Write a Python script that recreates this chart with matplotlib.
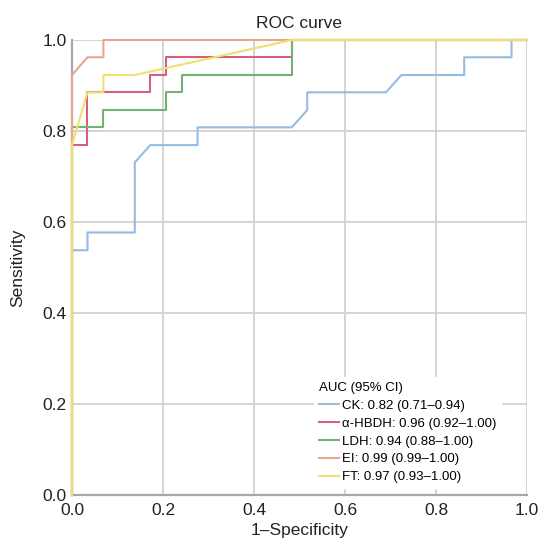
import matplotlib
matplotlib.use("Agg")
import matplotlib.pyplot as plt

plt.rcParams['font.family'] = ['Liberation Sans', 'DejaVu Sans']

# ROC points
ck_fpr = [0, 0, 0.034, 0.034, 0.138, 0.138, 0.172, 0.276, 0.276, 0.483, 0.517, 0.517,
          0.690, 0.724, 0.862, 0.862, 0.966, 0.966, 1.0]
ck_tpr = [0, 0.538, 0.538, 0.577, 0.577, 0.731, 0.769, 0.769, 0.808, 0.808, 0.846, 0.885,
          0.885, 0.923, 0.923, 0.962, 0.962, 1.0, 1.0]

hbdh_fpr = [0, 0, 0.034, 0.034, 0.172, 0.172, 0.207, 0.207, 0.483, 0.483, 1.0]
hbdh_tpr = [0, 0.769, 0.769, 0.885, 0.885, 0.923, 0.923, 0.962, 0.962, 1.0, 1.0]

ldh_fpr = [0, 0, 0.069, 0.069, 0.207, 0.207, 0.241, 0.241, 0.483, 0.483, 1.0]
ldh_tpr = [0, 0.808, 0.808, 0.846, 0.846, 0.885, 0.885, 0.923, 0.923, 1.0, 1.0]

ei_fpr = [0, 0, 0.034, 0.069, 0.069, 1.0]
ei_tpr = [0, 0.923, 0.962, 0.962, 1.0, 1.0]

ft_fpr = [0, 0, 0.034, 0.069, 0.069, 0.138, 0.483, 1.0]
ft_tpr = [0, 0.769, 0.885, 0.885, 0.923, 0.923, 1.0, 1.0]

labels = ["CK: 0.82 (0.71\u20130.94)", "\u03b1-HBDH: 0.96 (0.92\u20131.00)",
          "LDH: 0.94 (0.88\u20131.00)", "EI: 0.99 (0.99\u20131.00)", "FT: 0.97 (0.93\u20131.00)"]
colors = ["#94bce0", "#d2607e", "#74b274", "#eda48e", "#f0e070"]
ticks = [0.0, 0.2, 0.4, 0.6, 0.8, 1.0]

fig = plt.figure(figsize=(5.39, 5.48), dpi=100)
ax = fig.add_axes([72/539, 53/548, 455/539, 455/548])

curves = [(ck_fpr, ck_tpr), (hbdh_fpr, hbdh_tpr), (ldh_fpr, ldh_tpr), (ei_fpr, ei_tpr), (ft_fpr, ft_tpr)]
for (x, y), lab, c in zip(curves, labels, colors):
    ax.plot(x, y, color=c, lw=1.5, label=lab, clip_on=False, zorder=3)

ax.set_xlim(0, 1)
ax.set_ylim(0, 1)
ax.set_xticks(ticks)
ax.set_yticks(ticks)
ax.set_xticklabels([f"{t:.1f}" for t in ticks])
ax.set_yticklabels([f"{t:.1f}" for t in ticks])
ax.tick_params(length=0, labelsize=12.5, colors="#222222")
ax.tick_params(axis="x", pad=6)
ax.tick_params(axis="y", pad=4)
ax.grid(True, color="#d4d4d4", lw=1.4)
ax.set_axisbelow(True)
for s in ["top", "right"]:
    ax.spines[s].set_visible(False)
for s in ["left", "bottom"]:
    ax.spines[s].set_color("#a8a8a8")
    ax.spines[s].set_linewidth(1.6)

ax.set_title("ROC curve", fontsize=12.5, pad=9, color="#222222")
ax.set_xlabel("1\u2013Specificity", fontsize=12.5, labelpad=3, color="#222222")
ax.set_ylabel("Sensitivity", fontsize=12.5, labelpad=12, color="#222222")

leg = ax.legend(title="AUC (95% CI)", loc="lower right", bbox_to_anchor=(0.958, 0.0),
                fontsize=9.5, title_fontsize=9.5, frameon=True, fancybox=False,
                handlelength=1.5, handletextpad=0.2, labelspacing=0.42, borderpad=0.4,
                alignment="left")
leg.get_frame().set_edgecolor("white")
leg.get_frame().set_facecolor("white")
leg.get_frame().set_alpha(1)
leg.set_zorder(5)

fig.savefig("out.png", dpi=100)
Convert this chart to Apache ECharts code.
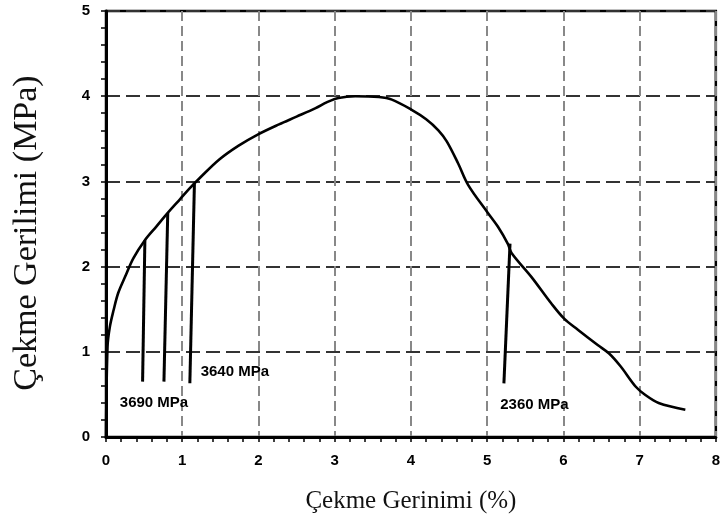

---

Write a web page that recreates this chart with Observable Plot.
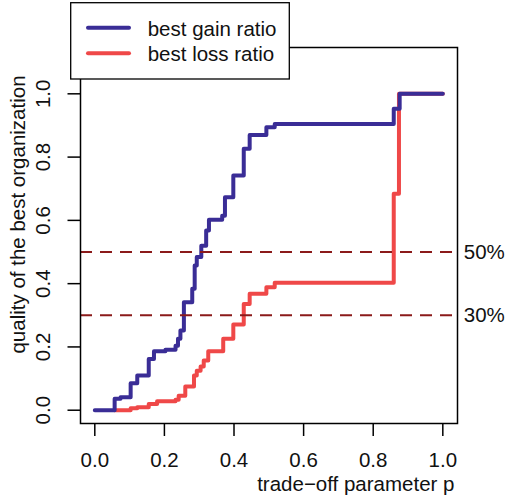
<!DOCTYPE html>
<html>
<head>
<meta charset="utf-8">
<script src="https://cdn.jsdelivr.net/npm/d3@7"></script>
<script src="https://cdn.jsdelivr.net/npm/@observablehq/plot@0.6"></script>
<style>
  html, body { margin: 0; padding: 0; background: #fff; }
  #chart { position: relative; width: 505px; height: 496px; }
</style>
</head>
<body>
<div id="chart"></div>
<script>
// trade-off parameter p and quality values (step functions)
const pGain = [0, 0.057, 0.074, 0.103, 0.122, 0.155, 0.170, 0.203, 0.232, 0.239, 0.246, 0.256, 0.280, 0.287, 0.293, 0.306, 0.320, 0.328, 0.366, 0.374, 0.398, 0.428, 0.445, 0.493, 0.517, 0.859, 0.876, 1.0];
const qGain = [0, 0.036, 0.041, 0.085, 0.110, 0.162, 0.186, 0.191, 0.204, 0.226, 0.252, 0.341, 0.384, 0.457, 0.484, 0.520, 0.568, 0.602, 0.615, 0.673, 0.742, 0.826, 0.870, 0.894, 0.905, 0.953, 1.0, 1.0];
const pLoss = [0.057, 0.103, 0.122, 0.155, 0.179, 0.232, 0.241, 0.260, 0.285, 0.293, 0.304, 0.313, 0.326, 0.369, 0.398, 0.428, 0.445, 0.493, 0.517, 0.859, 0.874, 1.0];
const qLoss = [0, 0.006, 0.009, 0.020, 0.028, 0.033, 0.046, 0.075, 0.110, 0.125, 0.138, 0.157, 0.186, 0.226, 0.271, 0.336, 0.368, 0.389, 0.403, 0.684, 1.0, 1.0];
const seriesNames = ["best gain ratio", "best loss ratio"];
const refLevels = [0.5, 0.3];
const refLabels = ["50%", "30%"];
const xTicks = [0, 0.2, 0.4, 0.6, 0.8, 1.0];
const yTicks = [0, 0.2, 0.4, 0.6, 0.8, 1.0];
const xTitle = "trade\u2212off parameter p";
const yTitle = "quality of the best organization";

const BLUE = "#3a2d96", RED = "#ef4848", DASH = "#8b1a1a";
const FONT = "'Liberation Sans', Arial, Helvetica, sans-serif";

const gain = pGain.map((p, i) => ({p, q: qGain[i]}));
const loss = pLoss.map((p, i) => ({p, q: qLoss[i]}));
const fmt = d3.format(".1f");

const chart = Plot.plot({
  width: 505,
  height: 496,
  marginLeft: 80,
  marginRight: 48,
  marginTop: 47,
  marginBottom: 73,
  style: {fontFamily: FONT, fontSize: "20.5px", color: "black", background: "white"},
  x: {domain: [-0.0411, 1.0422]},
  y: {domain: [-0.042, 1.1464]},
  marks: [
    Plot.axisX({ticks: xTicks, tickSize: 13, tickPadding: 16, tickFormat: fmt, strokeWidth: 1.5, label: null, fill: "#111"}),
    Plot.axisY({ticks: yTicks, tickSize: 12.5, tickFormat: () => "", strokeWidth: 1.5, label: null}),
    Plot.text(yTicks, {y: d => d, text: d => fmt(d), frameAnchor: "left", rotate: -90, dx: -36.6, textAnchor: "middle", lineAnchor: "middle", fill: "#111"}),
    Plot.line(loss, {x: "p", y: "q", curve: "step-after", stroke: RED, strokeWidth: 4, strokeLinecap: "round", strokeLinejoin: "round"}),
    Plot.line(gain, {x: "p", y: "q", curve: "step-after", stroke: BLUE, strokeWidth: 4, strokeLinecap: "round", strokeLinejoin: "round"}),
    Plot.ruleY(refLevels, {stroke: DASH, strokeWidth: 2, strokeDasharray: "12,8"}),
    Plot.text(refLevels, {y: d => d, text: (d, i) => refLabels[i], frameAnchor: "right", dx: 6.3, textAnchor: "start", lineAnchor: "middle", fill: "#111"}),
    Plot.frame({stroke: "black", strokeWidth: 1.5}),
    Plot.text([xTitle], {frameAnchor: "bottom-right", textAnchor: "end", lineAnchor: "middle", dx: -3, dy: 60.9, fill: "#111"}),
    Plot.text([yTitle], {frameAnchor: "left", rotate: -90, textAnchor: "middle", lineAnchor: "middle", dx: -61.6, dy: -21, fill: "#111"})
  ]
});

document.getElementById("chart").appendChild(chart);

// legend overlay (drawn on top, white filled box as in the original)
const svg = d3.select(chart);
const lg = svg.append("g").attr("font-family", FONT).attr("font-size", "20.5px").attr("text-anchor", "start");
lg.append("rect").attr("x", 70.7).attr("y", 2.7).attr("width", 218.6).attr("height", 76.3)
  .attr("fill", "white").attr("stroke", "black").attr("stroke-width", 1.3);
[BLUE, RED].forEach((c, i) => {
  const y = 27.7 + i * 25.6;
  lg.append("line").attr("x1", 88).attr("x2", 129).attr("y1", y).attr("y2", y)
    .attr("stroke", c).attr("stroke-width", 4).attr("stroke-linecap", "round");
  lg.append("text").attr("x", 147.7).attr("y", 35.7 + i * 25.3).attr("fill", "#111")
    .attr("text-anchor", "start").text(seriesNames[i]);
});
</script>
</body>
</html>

## [Exercise]
Reproduce nothing but the lines from the one with "Write a Python" to the one with "ax.spines[s].set_linewidth(1.6)", both lines included, and keep every picture out of the copy.

## [Answer to the task]
Write a Python script that recreates this chart with matplotlib.
import matplotlib
matplotlib.use("Agg")
import matplotlib.pyplot as plt

plt.rcParams['font.family'] = ['Liberation Sans', 'DejaVu Sans']

# ROC points
ck_fpr = [0, 0, 0.034, 0.034, 0.138, 0.138, 0.172, 0.276, 0.276, 0.483, 0.517, 0.517,
          0.690, 0.724, 0.862, 0.862, 0.966, 0.966, 1.0]
ck_tpr = [0, 0.538, 0.538, 0.577, 0.577, 0.731, 0.769, 0.769, 0.808, 0.808, 0.846, 0.885,
          0.885, 0.923, 0.923, 0.962, 0.962, 1.0, 1.0]

hbdh_fpr = [0, 0, 0.034, 0.034, 0.172, 0.172, 0.207, 0.207, 0.483, 0.483, 1.0]
hbdh_tpr = [0, 0.769, 0.769, 0.885, 0.885, 0.923, 0.923, 0.962, 0.962, 1.0, 1.0]

ldh_fpr = [0, 0, 0.069, 0.069, 0.207, 0.207, 0.241, 0.241, 0.483, 0.483, 1.0]
ldh_tpr = [0, 0.808, 0.808, 0.846, 0.846, 0.885, 0.885, 0.923, 0.923, 1.0, 1.0]

ei_fpr = [0, 0, 0.034, 0.069, 0.069, 1.0]
ei_tpr = [0, 0.923, 0.962, 0.962, 1.0, 1.0]

ft_fpr = [0, 0, 0.034, 0.069, 0.069, 0.138, 0.483, 1.0]
ft_tpr = [0, 0.769, 0.885, 0.885, 0.923, 0.923, 1.0, 1.0]

labels = ["CK: 0.82 (0.71\u20130.94)", "\u03b1-HBDH: 0.96 (0.92\u20131.00)",
          "LDH: 0.94 (0.88\u20131.00)", "EI: 0.99 (0.99\u20131.00)", "FT: 0.97 (0.93\u20131.00)"]
colors = ["#94bce0", "#d2607e", "#74b274", "#eda48e", "#f0e070"]
ticks = [0.0, 0.2, 0.4, 0.6, 0.8, 1.0]

fig = plt.figure(figsize=(5.39, 5.48), dpi=100)
ax = fig.add_axes([72/539, 53/548, 455/539, 455/548])

curves = [(ck_fpr, ck_tpr), (hbdh_fpr, hbdh_tpr), (ldh_fpr, ldh_tpr), (ei_fpr, ei_tpr), (ft_fpr, ft_tpr)]
for (x, y), lab, c in zip(curves, labels, colors):
    ax.plot(x, y, color=c, lw=1.5, label=lab, clip_on=False, zorder=3)

ax.set_xlim(0, 1)
ax.set_ylim(0, 1)
ax.set_xticks(ticks)
ax.set_yticks(ticks)
ax.set_xticklabels([f"{t:.1f}" for t in ticks])
ax.set_yticklabels([f"{t:.1f}" for t in ticks])
ax.tick_params(length=0, labelsize=12.5, colors="#222222")
ax.tick_params(axis="x", pad=6)
ax.tick_params(axis="y", pad=4)
ax.grid(True, color="#d4d4d4", lw=1.4)
ax.set_axisbelow(True)
for s in ["top", "right"]:
    ax.spines[s].set_visible(False)
for s in ["left", "bottom"]:
    ax.spines[s].set_color("#a8a8a8")
    ax.spines[s].set_linewidth(1.6)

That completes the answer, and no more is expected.